As Reyna Simnegar, author of Persian Food from the Non-Persian Bride, puts it, "Tahdig is the purpose of life. There is no life without tahdig. My children fight over it."

Similar to my own story, Simnegar was hurdled into the world of Persian rice when she began dating her now-husband, forced to learn the cuisine so his mother would stop FedExing him food from across the country (not an uncommon routine). Learning to master tahchin and other Persian dishes has broadened my own culinary horizons and helped me connect with new family members.

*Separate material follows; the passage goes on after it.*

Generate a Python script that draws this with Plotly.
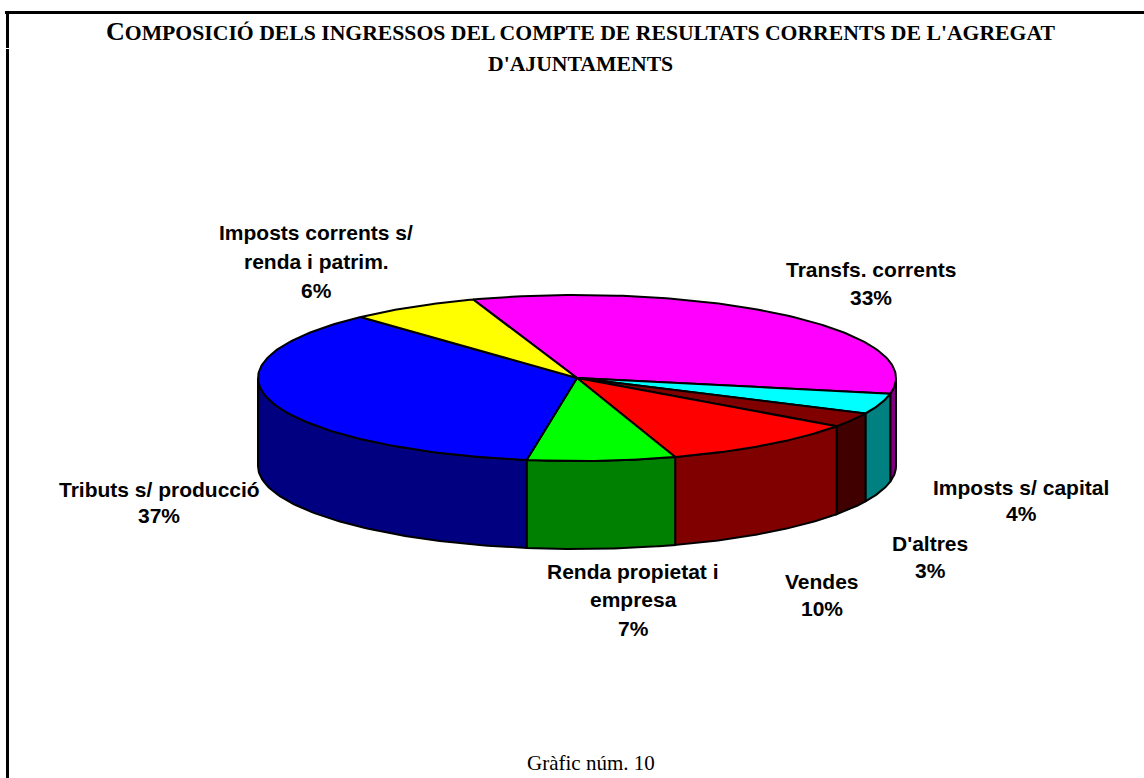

So with the Persian New Year upon us, I've taken the opportunity to chat with Duguid, Simnegar and a third cookbook author—Yasmin Khan, author of The Saffron Tales—to learn more about tahdig and master a new dish: tahchin, a giant chicken and rice casserole that's the ultimate showcase for the golden crust (see the recipe).

The Rice Is Right

"My family is ridiculous about rice. My uncle won't eat it if it isn't cooked in a certain way," Khan, whose family were rice farmers in the North of Iran, says.

"Every grain is like a pearl of its own. It's like a poem. Every one is independent," Simnegar says.

Though Persian rice is different from any rice you've seen in America, you can substitute basmati. And while you may typically rinse your rice before cooking it, Persian rice dishes require a different technique: soaking the grains in salt water for at least an hour before boiling them like pasta. "Starch doesn't transmit heat as well as water," Duguid explains. "By soaking, water is absorbed early, so that when the rice is heated, it can transmit the heat better and cook evenly."

Another One Bites the Crust

After soaking and par-cooking the rice, it's time to assemble. Typically, a portion of the rice is mixed with some combination of yogurt, egg, melted butter and/or saffron water. Everyone is going to have their own combo, so don't feel like you're restricted to a certain recipe. "There aren’t rules, just respect for the rice," Duguid says.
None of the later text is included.